Paraffin vs. Soy vs. Beeswax: Which Wax Is Best For Your Candles?
Our sense of smell is arguably the most underrated and under-appreciated of our senses. A simple whiff of a pleasant, comforting scent, however, can quickly put us into a better mood and mindset. It’s no wonder that more and more people are drawn to candles. They’re easily accessible and come in all sorts of variants for any lifestyle and budget.
With so many options available, which one is the best for you? Here, we break down the three most common candle wax materials, paraffin, soy, and beeswax, and show you which choice is the smartest one.
Paraffin is probably the most common material for mass market candles simply for its price. Only recently there has been a lot of research done uncovering that with its low price comes a lot of downsides to your health and environment.
Paraffin comes from the sludge the bottom of crude oil barrels. While it inherently contains a lot of toxins, it's further bleached to get its initial white color and treated with chemicals like benzene and toluene, which are known carcinogens. Paraffin candles are further treated with artificial colors and fragrances. As the final byproduct of petroleum, paraffin is a non-renewable resource that releases pollutants into the area. Paraffin candles are known to contain seven documented toxins, two of which are tagged as carcinogenic. While it is cheap to acquire, paraffin candles can be difficult to clean when melted and can stain black soot on ceilings, walls, drapery, and furniture. These cosmetic and health issues should be reason enough to hold on to your hard-earned cash and find a candle option that isn’t slowly poisoning your home.

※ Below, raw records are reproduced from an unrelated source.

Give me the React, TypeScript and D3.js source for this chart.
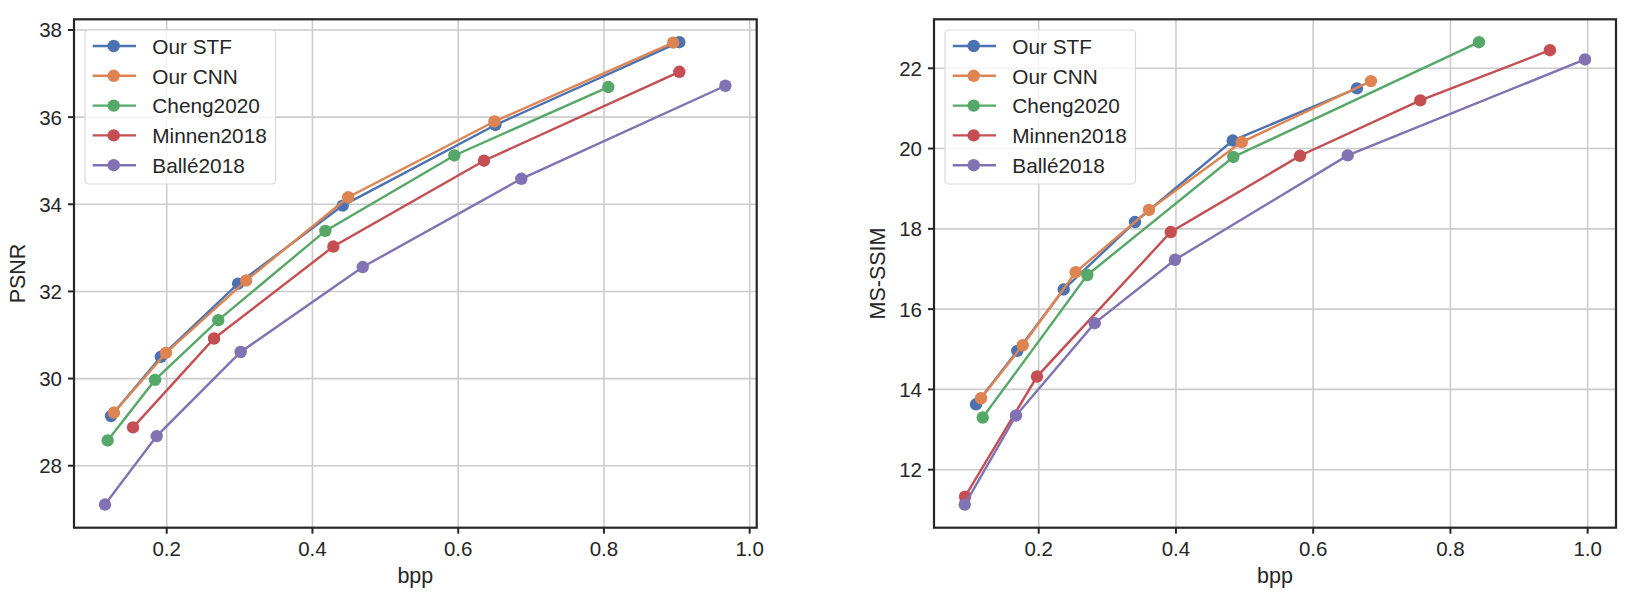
import React from "react";
import * as d3 from "d3";

const seriesNames = ["Our STF", "Our CNN", "Cheng2020", "Minnen2018", "Ballé2018"];
const colors = ["#4C72B0", "#DD8452", "#55A868", "#C44E52", "#8172B3"];

// PSNR panel
const psnrSTF_bpp = [0.1236, 0.192, 0.298, 0.4415, 0.651, 0.9034];
const psnrSTF_val = [29.14, 30.5, 32.18, 33.97, 35.82, 37.72];
const psnrCNN_bpp = [0.1277, 0.199, 0.309, 0.449, 0.6496, 0.895];
const psnrCNN_val = [29.22, 30.59, 32.25, 34.16, 35.9, 37.71];
const psnrCheng_bpp = [0.119, 0.184, 0.2708, 0.4177, 0.5947, 0.806];
const psnrCheng_val = [28.58, 29.97, 31.34, 33.39, 35.12, 36.69];
const psnrMinnen_bpp = [0.1538, 0.265, 0.4287, 0.6354, 0.9034];
const psnrMinnen_val = [28.88, 30.92, 33.03, 35.0, 37.04];
const psnrBalle_bpp = [0.1153, 0.1863, 0.3015, 0.469, 0.6866, 0.9666];
const psnrBalle_val = [27.11, 28.68, 30.61, 32.56, 34.585, 36.72];

// MS-SSIM panel
const ssimSTF_bpp = [0.1086, 0.1688, 0.2364, 0.3403, 0.4827, 0.6638];
const ssimSTF_val = [13.63, 14.96, 16.49, 18.17, 20.2, 21.5];
const ssimCNN_bpp = [0.1159, 0.1767, 0.2539, 0.3607, 0.4958, 0.6842];
const ssimCNN_val = [13.78, 15.1, 16.92, 18.47, 20.16, 21.68];
const ssimCheng_bpp = [0.1184, 0.2708, 0.4836, 0.8416];
const ssimCheng_val = [13.3, 16.85, 19.79, 22.65];
const ssimMinnen_bpp = [0.0926, 0.1975, 0.3924, 0.5808, 0.7561, 0.945];
const ssimMinnen_val = [11.33, 14.32, 17.92, 19.82, 21.2, 22.45];
const ssimBalle_bpp = [0.0922, 0.1669, 0.2816, 0.3986, 0.6503, 0.9961];
const ssimBalle_val = [11.13, 13.35, 15.65, 17.23, 19.83, 22.22];

const xTicks = [0.2, 0.4, 0.6, 0.8, 1.0];
const psnrTicks = [28, 30, 32, 34, 36, 38];
const ssimTicks = [12, 14, 16, 18, 20, 22];

const zip = (xs: number[], ys: number[]) => xs.map((x, i) => [x, ys[i]] as [number, number]);

const psnrSeries = [
  zip(psnrSTF_bpp, psnrSTF_val),
  zip(psnrCNN_bpp, psnrCNN_val),
  zip(psnrCheng_bpp, psnrCheng_val),
  zip(psnrMinnen_bpp, psnrMinnen_val),
  zip(psnrBalle_bpp, psnrBalle_val),
];
const ssimSeries = [
  zip(ssimSTF_bpp, ssimSTF_val),
  zip(ssimCNN_bpp, ssimCNN_val),
  zip(ssimCheng_bpp, ssimCheng_val),
  zip(ssimMinnen_bpp, ssimMinnen_val),
  zip(ssimBalle_bpp, ssimBalle_val),
];

const FONT = "'Liberation Sans', Arial, sans-serif";
const TXT = "#262626";

type PanelProps = {
  left: number; right: number; top: number; bottom: number;
  xDomain: [number, number]; yDomain: [number, number];
  yTicks: number[]; series: [number, number][][]; yLabel: string; yLabelX: number;
};

function Panel(p: PanelProps) {
  const x = d3.scaleLinear().domain(p.xDomain).range([p.left, p.right]);
  const y = d3.scaleLinear().domain(p.yDomain).range([p.bottom, p.top]);
  const line = d3.line<[number, number]>().x(d => x(d[0])).y(d => y(d[1]));
  const lgX = p.left + 11;
  const lgY = 30;
  return (
    <g fontFamily={FONT} fill={TXT}>
      {xTicks.map(t => (
        <line key={"gx" + t} x1={x(t)} x2={x(t)} y1={p.top} y2={p.bottom} stroke="#cccccc" strokeWidth={1.6} />
      ))}
      {p.yTicks.map(t => (
        <line key={"gy" + t} x1={p.left} x2={p.right} y1={y(t)} y2={y(t)} stroke="#cccccc" strokeWidth={1.6} />
      ))}
      {p.series.map((s, i) => (
        <g key={"s" + i}>
          <path d={line(s) || ""} fill="none" stroke={colors[i]} strokeWidth={2.4} />
          {s.map((d, j) => (
            <circle key={j} cx={x(d[0])} cy={y(d[1])} r={6.2} fill={colors[i]} />
          ))}
        </g>
      ))}
      <rect x={p.left} y={p.top} width={p.right - p.left} height={p.bottom - p.top} fill="none" stroke="#262626" strokeWidth={2.2} />
      {xTicks.map(t => (
        <g key={"xt" + t}>
          <line x1={x(t)} x2={x(t)} y1={p.bottom} y2={p.bottom + 6} stroke="#262626" strokeWidth={2} />
          <text x={x(t)} y={555.5} textAnchor="middle" fontSize={20.5}>{d3.format(".1f")(t)}</text>
        </g>
      ))}
      {p.yTicks.map(t => (
        <g key={"yt" + t}>
          <line x1={p.left - 6} x2={p.left} y1={y(t)} y2={y(t)} stroke="#262626" strokeWidth={2} />
          <text x={p.left - 12} y={y(t) + 7.5} textAnchor="end" fontSize={20.5}>{t}</text>
        </g>
      ))}
      <text x={(p.left + p.right) / 2} y={583} textAnchor="middle" fontSize={21.5}>bpp</text>
      <text transform={`translate(${p.yLabelX},${(p.top + p.bottom) / 2}) rotate(-90)`} textAnchor="middle" fontSize={21.5}>{p.yLabel}</text>
      <rect x={lgX} y={lgY} width={190.5} height={154} rx={4} fill="white" fillOpacity={0.8} stroke="#d9d9d9" strokeWidth={1.2} />
      {seriesNames.map((n, i) => {
        const cy = 46 + i * 29.8;
        return (
          <g key={"lg" + i}>
            <line x1={lgX + 7.7} x2={lgX + 51} y1={cy} y2={cy} stroke={colors[i]} strokeWidth={2.4} />
            <circle cx={lgX + 28.7} cy={cy} r={6.2} fill={colors[i]} />
            <text x={lgX + 67.3} y={cy + 7.8} fontSize={20.8}>{n}</text>
          </g>
        );
      })}
    </g>
  );
}

export default function App() {
  return (
    <div style={{ position: "absolute", left: 0, top: 0, background: "white" }}>
      <svg width={1626} height={599} style={{ display: "block" }}>
        <rect width={1626} height={599} fill="white" />
        <Panel left={74} right={756.7} top={19.3} bottom={527.7}
          xDomain={[0.0728, 1.0096]} yDomain={[26.578, 38.245]}
          yTicks={psnrTicks} series={psnrSeries} yLabel="PSNR" yLabelX={25} />
        <Panel left={934} right={1616} top={19.3} bottom={527.7}
          xDomain={[0.0474, 1.0413]} yDomain={[10.555, 23.22]}
          yTicks={ssimTicks} series={ssimSeries} yLabel="MS-SSIM" yLabelX={885} />
      </svg>
    </div>
  );
}
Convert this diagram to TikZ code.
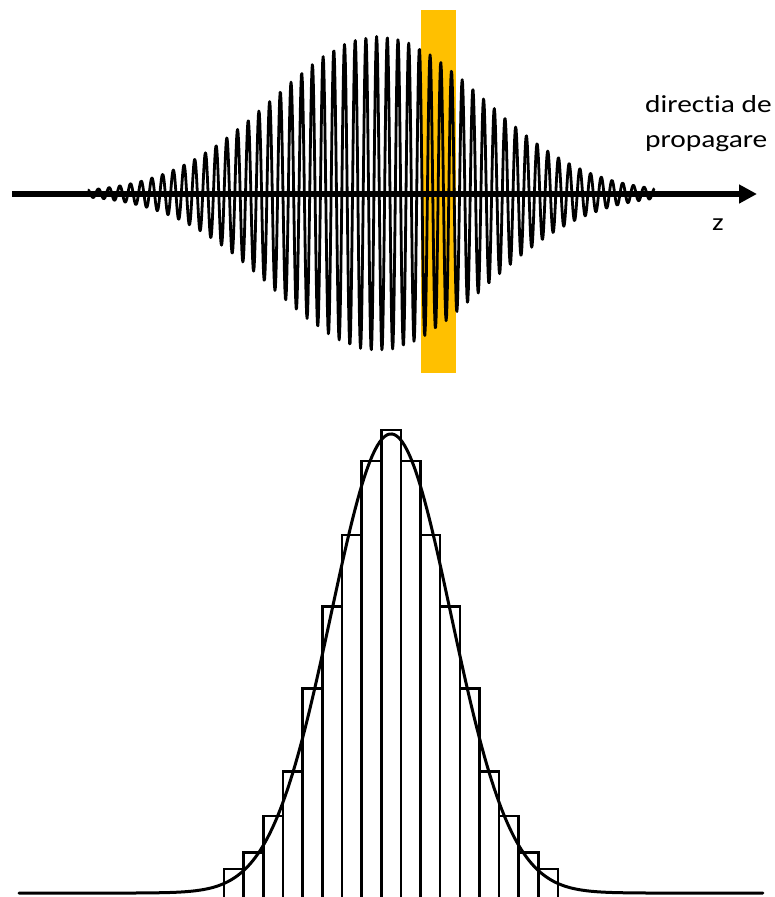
\documentclass[tikz,border=0pt]{standalone}
\usepackage{graphicx}
\usepackage{fontspec}
\setmainfont{Carlito}[Ligatures=NoCommon]
\usetikzlibrary{arrows.meta}
\definecolor{gold}{HTML}{FFC000}
\newcommand{\widetext}[1]{\scalebox{1.2}[1]{#1}}
\tikzset{
  wave/.style={line width=2.8pt, line join=round},
  axisline/.style={line width=5.5pt, -{Triangle[length=18pt,width=18pt]}},
  bar/.style={line width=2.6pt},
  curve/.style={line width=3pt, line cap=round},
  lbl/.style={font=\fontsize{24.5}{28}\selectfont, inner sep=0pt, anchor=base west}
}
\begin{document}
\begin{tikzpicture}[x=1pt,y=-1pt]
\useasboundingbox (0,0) rectangle (774,897);
% highlight bar
\fill[gold] (421,10) rectangle (456,373);
% wave packet
\draw[wave] plot[domain=-28:25, samples=1200, variable=\t]
  ({387.3+10.7*\t}, {193.5-157*exp(-0.5*((9.3+10.7*\t)/105)^2)*cos(360*\t)});
% axis
\coordinate (a0) at (12,194);
\coordinate (a1) at (757,194);
\draw[axisline] (a0) -- (a1);
\node[lbl] (t1) at (645,112) {\widetext{directia de}};
\node[lbl] (t2) at (645,147) {\widetext{propagare}};
\node[font=\fontsize{24.5}{28}\selectfont, inner sep=0pt] (z) at (718,225) {\widetext{z}};
% histogram
\foreach \i/\h in {0/869,1/852.3,2/816,3/771.7,4/688.3,5/606.7,6/535,7/461,8/430,9/461,10/535,11/606.7,12/688.3,13/771.7,14/816,15/852.3,16/869}{
  \draw[bar] ({224+19.65*\i},900) |- ({224+19.65*(\i+1)},\h) -- ({224+19.65*(\i+1)},900);
}
% gaussian curve
\draw[curve] plot[domain=-6.2:6.2, samples=300, variable=\u]
  ({391+60*\u}, {893-459*exp(-0.5*\u*\u)});
\end{tikzpicture}
\end{document}
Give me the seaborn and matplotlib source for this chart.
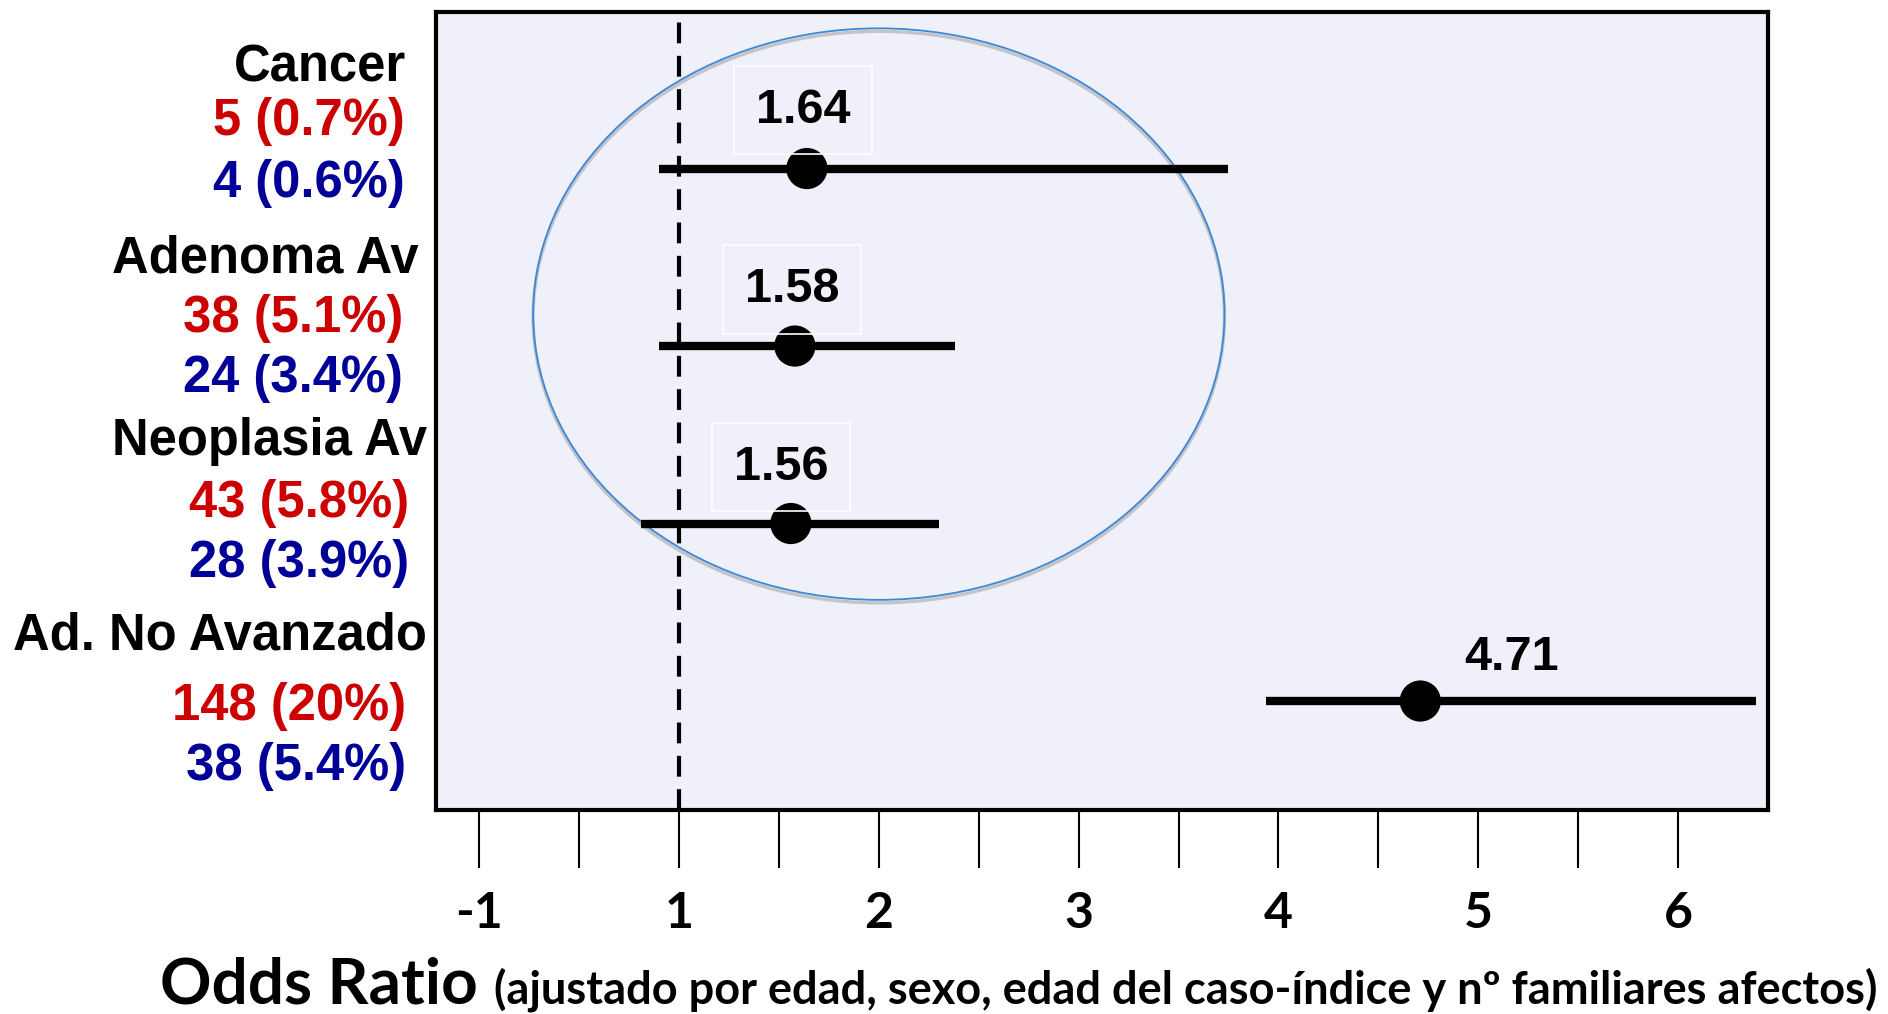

Soy wax candles come from hydrogenated soybean oil, the same source as tofu. Which in theory makes it a more sustainable resource great for those wanting to live the vegan/vegetarian lifestyle. However, the major concern is that soy wax doesn’t stand on its own. Most soy candles still contain paraffin, even candles tagged as 100% soy wax still need to be treated with a small amount of paraffin. Another issue is that at present, 90% of soy is genetically modified, and even 100% soybean oil blends are mixed with vegetable oils like coconut or other waxes. While there are candles that to advertise themselves as paraffin/soy blends those who would prefer truly all-natural options should stay wary. While soy is definitely a better option than paraffin it still has a lot of downsides.
Beeswax is the oldest material used for candles. Beeswax candles have even been found in the pyramids of ancient Egypt! Beeswax is an all-natural, non-toxic substance secreted by bees after they visit flowers and consume honey. Beeswax is used to make bee honeycombs, and when they are harvested, make for great candles. Beeswax creates a strong connection to the earth, harkening to the beauty and productivity of nature. No bees are harmed in the harvesting of beeswax, making it a cruelty-free, vegan/vegetarian-friendly option.
Beeswax also has the lowest toxicity for candle materials, releasing no toxic byproducts or heavy soot into the air. Instead of adding pollutants, beeswax candles neutralize them. Beeswax candles release negative ions when burned, eliminating dust, mold, and unpleasant odors. This is particularly helpful for those with allergies, asthma, and hay fever. On its own, beeswax has a lot of natural relaxation properties. Its mildly sweet honey scent complements any fragrance blended into it. It’s a dripless material by nature, meaning there will be no wastage or mess, making it easier and safer to burn. The light it produces is also the purest and brightest, the closest to natural sunlight for a candle, making it a great light source for minimal eye strain.